A Zombie Fund is a private equity or venture capital fund that is no longer actively investing or exiting holdings but continues to operate to avoid liquidation.
A Zombie Fund refers to an investment fund—typically a private equity or venture capital vehicle—that has exhausted its capacity to make new investments or lacks a viable exit strategy, yet remains operational. These funds often continue to collect management fees, maintain portfolio companies indefinitely, and avoid formal wind-down processes. The underlying reason is often underperformance, inability to raise a successor fund, or reluctance to realize losses. Zombie Funds typically arise once a fund's lifecycle ends, usually around 10 years, but fund managers request extensions even though they aren't making fresh capital commitments or producing liquidity events. These funds are characterized by stagnation; they neither return capital promptly nor generate new growth opportunities for investors. For limited partners (LPs), including pensions, endowments, and family offices, being stuck in a Zombie Fund means their capital is trapped in an illiquid vehicle. Without clear prospects for liquidation, LPs experience delayed returns and ongoing fee expenses without commensurate upside. Zombie Funds have become a notable concern in private markets, especially after periods of overfunding or economic downturns. They can skew performance metrics, complicate allocation strategies, and create challenges in assessing fund manager alignment with investor interests.

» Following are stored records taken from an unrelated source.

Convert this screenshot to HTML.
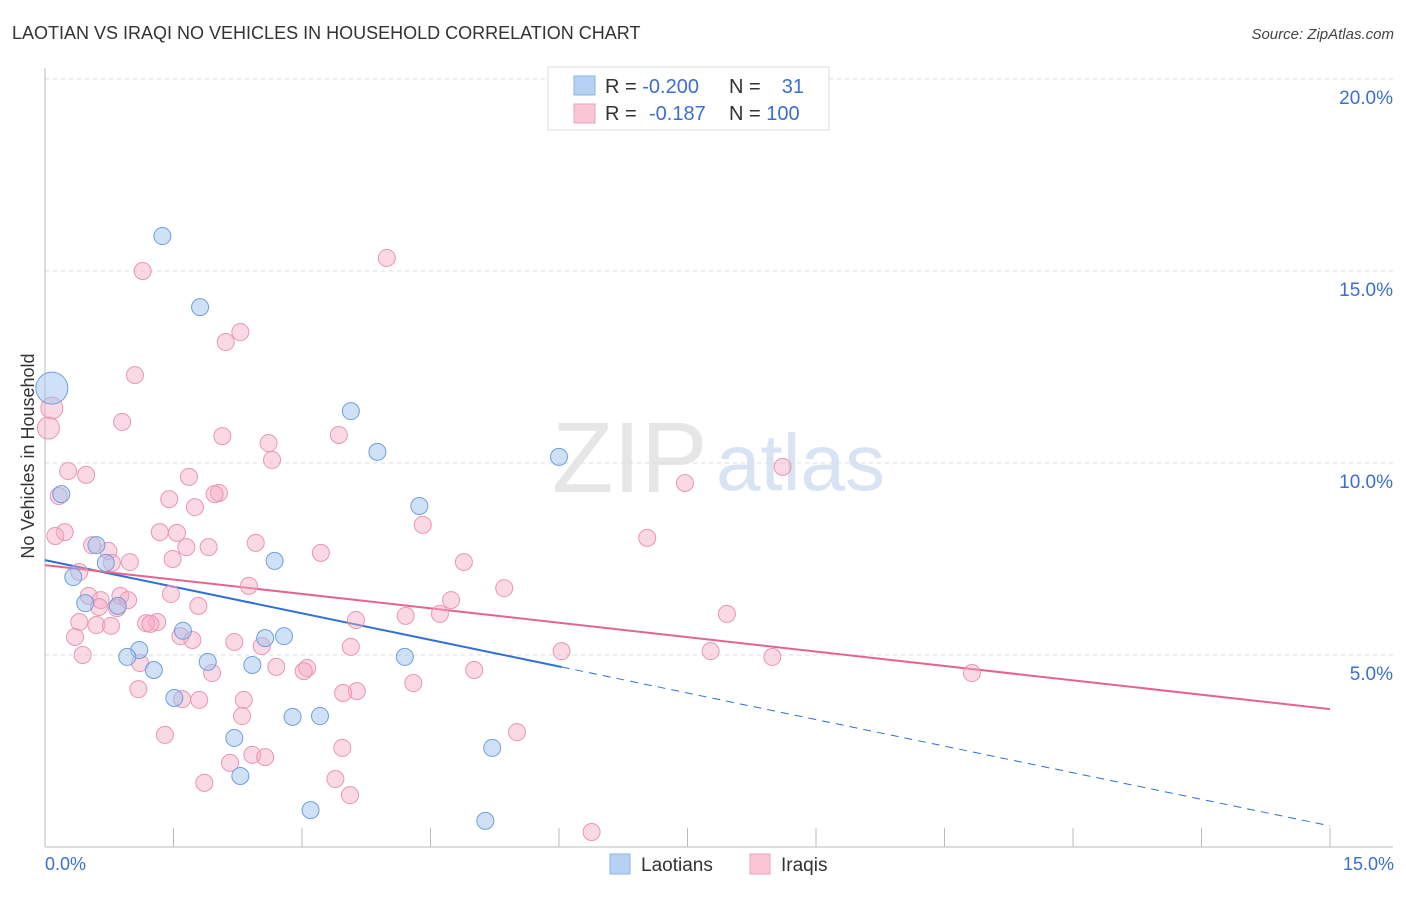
<!DOCTYPE html>
<html><head><meta charset="utf-8"><style>
body{margin:0;background:#fff;font-family:"Liberation Sans",sans-serif;}
svg text{font-family:"Liberation Sans",sans-serif;}
</style></head><body>
<svg id="chart" width="1406" height="892" viewBox="0 0 1406 892" xmlns="http://www.w3.org/2000/svg">
<text x="12" y="39" font-size="18" fill="#333">LAOTIAN VS IRAQI NO VEHICLES IN HOUSEHOLD CORRELATION CHART</text>
<text x="1394" y="39" font-size="15" fill="#444" text-anchor="end" font-style="italic">Source: ZipAtlas.com</text>
<g>
<text x="552" y="492" font-size="100" font-family="Liberation Serif" fill="#e6e6e6">ZIP</text>
<text x="716" y="490" font-size="80" fill="#d8e4f3">atlas</text>
</g>
<g id="grid"></g>
<g id="axes"></g>
<g id="trends"></g>
<g id="points"></g>
<text transform="translate(34,456) rotate(-90)" font-size="18" fill="#333" text-anchor="middle">No Vehicles in Household</text>
<g>
<rect x="548" y="67" width="281" height="63" fill="#fff" stroke="#ddd"/>
<rect x="574" y="76" width="21" height="19" fill="#b6d1f3" stroke="#8db3e6"/>
<rect x="574" y="104" width="21" height="19" fill="#fac6d6" stroke="#eea0b8"/>
<text x="605" y="93" font-size="20" fill="#333">R = <tspan fill="#3a6fd0">-0.200</tspan></text>
<text x="729" y="93" font-size="20" fill="#333">N =</text>
<text x="804" y="93" font-size="20" fill="#3a6fd0" text-anchor="end">31</text>
<text x="605" y="120" font-size="20" fill="#333">R = </text>
<text x="649" y="120" font-size="20" fill="#3a6fd0">-0.187</text>
<text x="729" y="120" font-size="20" fill="#333">N = <tspan fill="#3a6fd0">100</tspan></text>
</g>
<g>
<rect x="610" y="854" width="20" height="20" fill="#b6d1f3" stroke="#8db3e6"/>
<text x="641" y="871" font-size="19" fill="#333">Laotians</text>
<rect x="750" y="854" width="20" height="20" fill="#fac6d6" stroke="#eea0b8"/>
<text x="781" y="871" font-size="19" fill="#333">Iraqis</text>
</g>
</svg>
<script>
const yTicks=[5,10,15,20];
const yTickLabels=["5.0%","10.0%","15.0%","20.0%"];
const xTickLabels=["0.0%","15.0%"];
const laoX=[1.37,1.81,0.08,3.57,3.88,6.00,0.19,4.37,0.60,0.71,2.68,0.33,0.47,0.85,1.10,1.61,2.57,2.79,0.96,1.27,1.90,2.42,4.20,1.51,2.89,3.21,2.21,5.22,2.28,3.10,5.14];
const laoY=[15.91,14.06,11.95,11.35,10.29,10.16,9.19,8.88,7.86,7.40,7.45,7.03,6.35,6.28,5.13,5.63,5.44,5.49,4.95,4.61,4.82,4.74,4.95,3.88,3.39,3.41,2.84,2.58,1.85,0.96,0.68];
const laoBig=[2];
const iraX=[1.14,3.99,2.28,2.11,1.05,0.08,0.04,0.90,2.07,3.43,2.61,2.65,0.27,0.48,1.68,8.61,7.47,2.03,1.98,1.45,0.16,1.75,4.41,0.23,0.12,1.34,1.54,7.03,0.55,0.74,1.91,2.46,1.65,3.22,0.99,1.49,4.89,0.78,0.40,2.38,5.36,1.47,0.51,0.88,0.97,0.65,4.74,1.79,0.63,0.84,4.21,4.61,7.96,0.40,1.31,0.60,1.18,1.23,0.77,3.63,0.35,1.58,1.72,2.21,2.53,3.57,6.03,7.77,8.49,0.44,1.11,2.70,3.06,3.02,5.01,1.95,10.82,4.30,1.09,3.64,3.48,2.32,1.80,1.60,2.30,1.40,5.51,3.47,2.42,2.57,2.16,3.39,1.86,3.56,6.38];
const iraY=[15.0,15.34,13.41,13.15,12.29,11.43,10.91,11.07,10.70,10.73,10.52,10.08,9.79,9.69,9.64,9.90,9.48,9.22,9.19,9.06,9.14,8.85,8.39,8.20,8.10,8.20,8.18,8.05,7.86,7.71,7.81,7.92,7.81,7.66,7.42,7.50,7.42,7.40,7.16,6.80,6.74,6.59,6.54,6.54,6.43,6.43,6.43,6.28,6.25,6.22,6.02,6.07,6.07,5.86,5.86,5.78,5.83,5.81,5.76,5.91,5.47,5.49,5.39,5.34,5.23,5.21,5.10,5.10,4.95,5.00,4.79,4.69,4.66,4.58,4.61,4.53,4.53,4.27,4.11,4.06,4.01,3.83,3.83,3.85,3.41,2.92,2.99,2.58,2.40,2.34,2.19,1.77,1.67,1.35,0.39];
const iraBig=[5,6];
const laoTrend=[7.47,0.55];
const laoSolidEnd=6.03;
const iraTrend=[7.34,3.59];
const X0=45,X1=1330,Y0=847,PPY=38.4;
const sx=v=>X0+(X1-X0)*v/15;
const sy=v=>Y0-v*PPY;
const NS="http://www.w3.org/2000/svg";
function mk(tag,attrs,parent){const e=document.createElementNS(NS,tag);for(const k in attrs)e.setAttribute(k,attrs[k]);document.getElementById(parent).appendChild(e);return e;}
yTicks.forEach((t,i)=>{
 const l=mk('line',{x1:X0,x2:1393,y1:sy(t),y2:sy(t),stroke:'#ddd','stroke-dasharray':'4,4'},'grid');
 
 
 const tx=mk('text',{x:1393,y:sy(t)+25,'font-size':19,fill:'#3a6fd0','text-anchor':'end'},'axes');
 tx.textContent=yTickLabels[i];
 
 
});
let a=mk('line',{x1:X0,x2:1393,y1:Y0,y2:Y0,stroke:'#bbb'},'axes');


a=mk('line',{x1:X0,x2:X0,y1:68,y2:Y0,stroke:'#bbb'},'axes');


for(let i=0;i<=10;i++){const v=i*1.5;
 const t=mk('line',{x1:sx(v),x2:sx(v),y1:Y0,y2:Y0-19,stroke:'#bbb'},'axes');
 
 }
[[0,'start',45],[15,'end',1394]].forEach((p,i)=>{
 const t=mk('text',{x:p[2],y:870,'font-size':18,fill:'#3a6fd0','text-anchor':p[1]},'axes');
 t.textContent=xTickLabels[i];
 
 });
const laoAt=x=>laoTrend[0]+(laoTrend[1]-laoTrend[0])*x/15;
let tl=mk('line',{x1:sx(0),y1:sy(laoTrend[0]),x2:sx(laoSolidEnd),y2:sy(laoAt(laoSolidEnd)),stroke:'#2f6fd6','stroke-width':2},'trends');


tl=mk('line',{x1:sx(laoSolidEnd),y1:sy(laoAt(laoSolidEnd)),x2:sx(15),y2:sy(laoTrend[1]),stroke:'#2f6fd6','stroke-width':1,'stroke-dasharray':'8,6'},'trends');


tl=mk('line',{x1:sx(0),y1:sy(iraTrend[0]),x2:sx(15),y2:sy(iraTrend[1]),stroke:'#e5648f','stroke-width':2},'trends');


iraX.forEach((x,i)=>{
 const r=iraBig.includes(i)?11:8.5;
 const c=mk('circle',{cx:sx(x),cy:sy(iraY[i]),r:r,fill:'rgba(246,170,195,0.45)',stroke:'#e996b1','stroke-width':1},'points');
 
 
});
laoX.forEach((x,i)=>{
 const r=laoBig.includes(i)?16:8.5;
 const c=mk('circle',{cx:sx(x),cy:sy(laoY[i]),r:r,fill:'rgba(160,195,240,0.5)',stroke:'#6f9edd','stroke-width':1},'points');
 
 
});
</script>
</body></html>
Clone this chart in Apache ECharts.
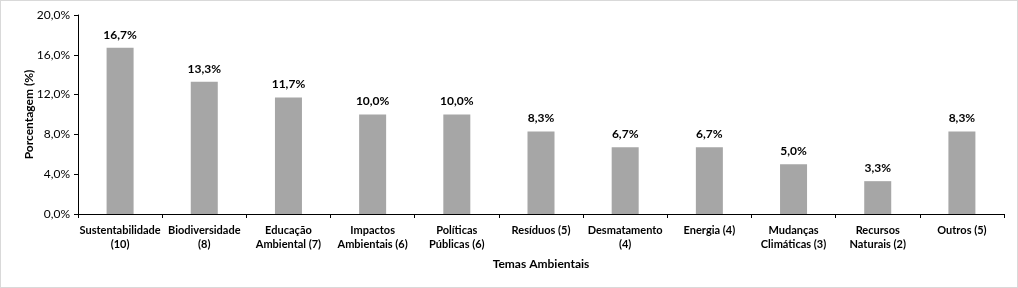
<!DOCTYPE html>
<html>
<head>
<meta charset="utf-8">
<script src="https://cdn.jsdelivr.net/npm/echarts@6/dist/echarts.min.js"></script>
<style>
  html, body { margin: 0; padding: 0; background: #fff; }
  #chart { width: 1018px; height: 288px; box-sizing: border-box; border: 1px solid #d9d9d9; }
</style>
</head>
<body>
<div id="chart"></div>
<script>
// categorias e percentuais
const categories = [
  'Sustentabilidade\n(10)', 'Biodiversidade\n(8)', 'Educação\nAmbiental (7)',
  'Impactos\nAmbientais (6)', 'Políticas\nPúblicas (6)', 'Resíduos (5)',
  'Desmatamento\n(4)', 'Energia (4)', 'Mudanças\nClimáticas (3)',
  'Recursos\nNaturais (2)', 'Outros (5)'
]
const percentages = [16.7, 13.3, 11.7, 10.0, 10.0, 8.3, 6.7, 6.7, 5.0, 3.3, 8.3]
const yTicks = { min: 0, max: 20, interval: 4 }

const font = 'Lato, "Open Sans", sans-serif'
const fmt = (v, d) => v.toFixed(d).replace('.', ',') + '%'

const chart = echarts.init(document.getElementById('chart'))
chart.setOption({
  animation: false,
  textStyle: { fontFamily: font },
  grid: { left: 77, right: 13, top: 14, bottom: 73 },
  xAxis: {
    type: 'category',
    data: categories,
    name: 'Temas Ambientais',
    nameLocation: 'middle',
    nameGap: 44,
    nameMoveOverlap: false,
    nameTextStyle: { color: '#000', fontWeight: 'bold', fontSize: 12, fontFamily: font },
    axisLine: { lineStyle: { color: '#000', width: 1 } },
    axisTick: { show: true, length: 4, lineStyle: { color: '#000' } },
    axisLabel: { color: '#000', fontWeight: 'bold', fontSize: 11, interval: 0, margin: 9, lineHeight: 14, fontFamily: font },
  },
  yAxis: {
    type: 'value',
    min: yTicks.min,
    max: yTicks.max,
    interval: yTicks.interval,
    name: 'Porcentagem (%)',
    nameLocation: 'middle',
    nameGap: 43,
    nameMoveOverlap: false,
    nameRotate: 90,
    nameTextStyle: { color: '#000', fontWeight: 'bold', fontSize: 12, fontFamily: font },
    axisLine: { show: true, lineStyle: { color: '#000', width: 1 } },
    axisTick: { show: true, length: 4, lineStyle: { color: '#000' } },
    splitLine: { show: false },
    axisLabel: { color: '#000', fontSize: 12, margin: 8, fontFamily: font, formatter: v => fmt(v, 1) },
  },
  series: [{
    type: 'bar',
    data: percentages,
    barWidth: 27,
    itemStyle: { color: '#a6a6a6' },
    label: {
      show: true,
      position: 'top',
      distance: 7,
      color: '#000',
      fontWeight: 'bold',
      fontSize: 12,
      fontFamily: font,
      formatter: p => fmt(p.value, 1),
    },
  }],
})
</script>
</body>
</html>
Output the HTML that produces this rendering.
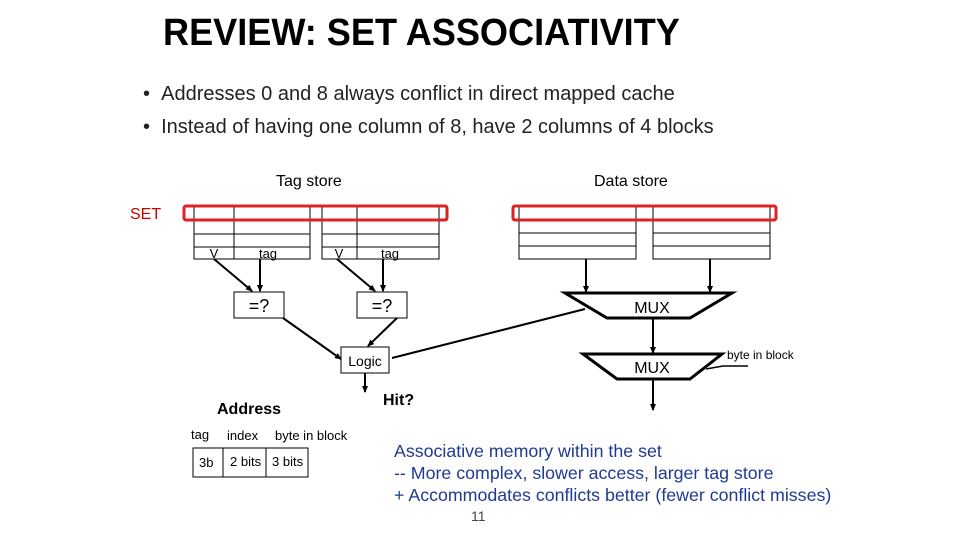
<!DOCTYPE html>
<html><head><style>
body{margin:0;width:960px;height:540px;background:#fff;overflow:hidden;position:relative;font-family:"Liberation Sans",sans-serif}
.t{position:absolute;white-space:nowrap}
</style></head><body>
<div class="t" style="left:163px;top:12px;font-size:38px;font-weight:bold;transform:scaleX(0.95);transform-origin:0 0">REVIEW: SET ASSOCIATIVITY</div>
<div class="t" style="left:143px;top:83px;font-size:20px;color:#222">•&nbsp;&nbsp;Addresses 0 and 8 always conflict in direct mapped cache</div>
<div class="t" style="left:143px;top:116px;font-size:20px;color:#222">•&nbsp;&nbsp;Instead of having one column of 8, have 2 columns of 4 blocks</div>
<svg width="960" height="540" style="position:absolute;left:0;top:0" font-family="Liberation Sans,sans-serif">
<defs><marker id="a" markerWidth="8" markerHeight="8" refX="6" refY="4" orient="auto" markerUnits="userSpaceOnUse"><path d="M0,1 L7,4 L0,7z" fill="#000"/></marker></defs>
<text x="276" y="186" font-size="16">Tag store</text>
<text x="594" y="186" font-size="16">Data store</text>
<text x="130" y="219" font-size="16" fill="#c00">SET</text>
<g stroke="#000" stroke-width="1" fill="none">
<rect x="194" y="207" width="116" height="52"/><line x1="234" y1="207" x2="234" y2="259"/>
<line x1="194" y1="221" x2="310" y2="221"/><line x1="194" y1="234" x2="310" y2="234"/><line x1="194" y1="247" x2="310" y2="247"/>
<rect x="322" y="207" width="117" height="52"/><line x1="357" y1="207" x2="357" y2="259"/>
<line x1="322" y1="221" x2="439" y2="221"/><line x1="322" y1="234" x2="439" y2="234"/><line x1="322" y1="247" x2="439" y2="247"/>
<rect x="519" y="207" width="117" height="52"/><line x1="519" y1="221" x2="636" y2="221"/><line x1="519" y1="233" x2="636" y2="233"/><line x1="519" y1="246" x2="636" y2="246"/>
<rect x="653" y="207" width="117" height="52"/><line x1="653" y1="221" x2="770" y2="221"/><line x1="653" y1="233" x2="770" y2="233"/><line x1="653" y1="246" x2="770" y2="246"/>
<rect x="234" y="292" width="50" height="26"/><rect x="357" y="292" width="50" height="26"/>
<rect x="341" y="347" width="48" height="26"/>
<rect x="193" y="448" width="115" height="29"/><line x1="223" y1="448" x2="223" y2="477"/><line x1="266" y1="448" x2="266" y2="477"/>
</g>
<rect x="184" y="206" width="263" height="14" rx="2" fill="none" stroke="#d22" stroke-width="3"/>
<rect x="513" y="206" width="263" height="14" rx="2" fill="none" stroke="#d22" stroke-width="3"/>
<g font-size="13" text-anchor="middle"><text x="214" y="258">V</text><text x="268" y="258">tag</text><text x="339" y="258">V</text><text x="390" y="258">tag</text></g>
<g font-size="18" text-anchor="middle"><text x="259" y="312">=?</text><text x="382" y="312">=?</text></g>
<text x="365" y="366" font-size="14" text-anchor="middle">Logic</text>
<g stroke="#000" stroke-width="2" fill="none" marker-end="url(#a)">
<line x1="214" y1="259" x2="252" y2="291"/><line x1="260" y1="259" x2="260" y2="291"/>
<line x1="337" y1="259" x2="375" y2="291"/><line x1="383" y1="259" x2="383" y2="291"/>
<line x1="283" y1="318" x2="341" y2="359"/><line x1="397" y1="318" x2="368" y2="346"/>
<line x1="365" y1="373" x2="365" y2="392"/>
<line x1="586" y1="259" x2="586" y2="292"/><line x1="710" y1="259" x2="710" y2="292"/>
<line x1="653" y1="318" x2="653" y2="353"/><line x1="653" y1="379" x2="653" y2="410"/>
</g>
<line x1="392" y1="358" x2="585" y2="309" stroke="#000" stroke-width="2"/>
<polygon points="565,293 732,293 690,318 607,318" fill="#fff" stroke="#000" stroke-width="3"/>
<polygon points="583,354 722,354 690,379 617,379" fill="#fff" stroke="#000" stroke-width="3"/>
<g font-size="16" text-anchor="middle"><text x="652" y="313">MUX</text><text x="652" y="373">MUX</text></g>
<polyline points="706,369 723,366 748,366" fill="none" stroke="#000" stroke-width="1.5"/>
<text x="727" y="359" font-size="12">byte in block</text>
<text x="383" y="405" font-size="16" font-weight="bold">Hit?</text>
<text x="217" y="414" font-size="16" font-weight="bold">Address</text>
<g font-size="13"><text x="191" y="439">tag</text><text x="227" y="440">index</text><text x="275" y="440">byte in block</text>
<text x="199" y="467">3b</text><text x="230" y="466">2 bits</text><text x="272" y="466">3 bits</text></g>
<g font-size="17.8" fill="#1f3a93"><text x="394" y="457">Associative memory within the set</text>
<text x="394" y="479">-- More complex, slower access, larger tag store</text>
<text x="394" y="501">+ Accommodates conflicts better (fewer conflict misses)</text></g>
<text x="471" y="521" font-size="14" fill="#444">11</text>
</svg>
</body></html>
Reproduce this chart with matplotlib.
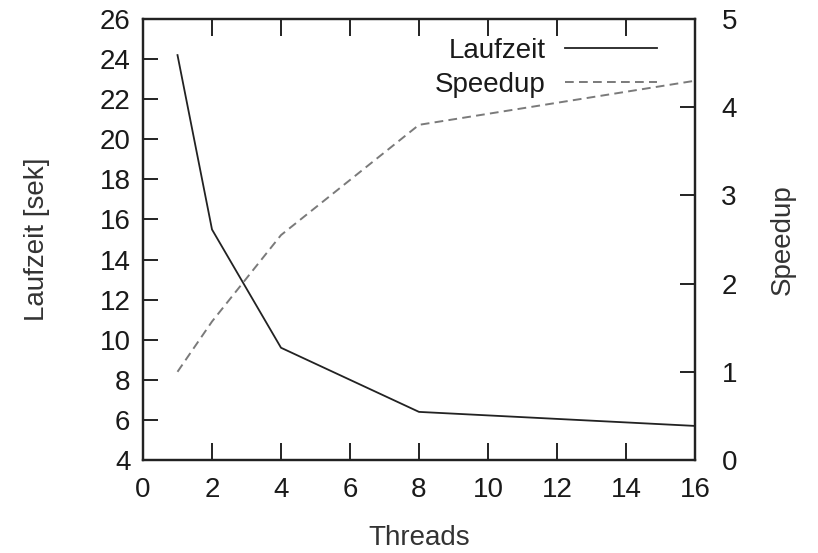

Zombie Funds can distort a family office’s portfolio liquidity and performance metrics. They tie up capital in underperforming or stagnant assets that offer little upside while incurring ongoing management fees. This impairs the office’s ability to reallocate capital strategically. Failure to unwind such positions also creates governance challenges. Family office CIOs must navigate decisions around secondary sales, write-downs, or negotiated exits. Properly identifying and addressing Zombie Fund exposure is critical for accurate risk management, capital planning, and maintaining investment discipline.
Consider a $300 million venture capital fund founded in 2009 with a 10-year term. By 2019, it hadn’t returned more than 50% of committed capital and failed to raise a successor fund. The general partner sought two 1-year extensions but stopped making new investments. With a handful of outdated portfolio companies and no clear exits, the fund became a Zombie Fund—draining LP resources via ongoing fees without delivering liquidity or returns.
Zombie Fund vs. Closed-End Fund
While both Zombie Funds and Closed-End Funds may involve illiquid private investments, they differ significantly in lifecycle and investor control. Closed-End Funds are designed to operate over a fixed period, after which they typically return capital. Zombie Funds, however, persist beyond their intended life without producing returns or making new investments. The key difference lies in operational stagnation—Zombie Funds continue to exist solely to avoid liquidation, often with minimal accountability.
Is a Zombie Fund completely defunct or bankrupt?
No, a Zombie Fund is not necessarily bankrupt. It still exists and operates but no longer makes new investments or returns significant capital, effectively becoming dormant while continuing administrative operations.
Can investors exit a Zombie Fund?
Exiting a Zombie Fund can be challenging. Investors may attempt to sell interests on the secondary market, often at a discount, or negotiate early redemptions, but options are typically limited and illiquid.
How can family offices identify a Zombie Fund in their portfolio?
Warning signs include missed return timelines, lack of new investments, ongoing fee collection beyond the expected term, and limited or no communication from the GP. Portfolio reviews and partnership transparency are essential for early detection.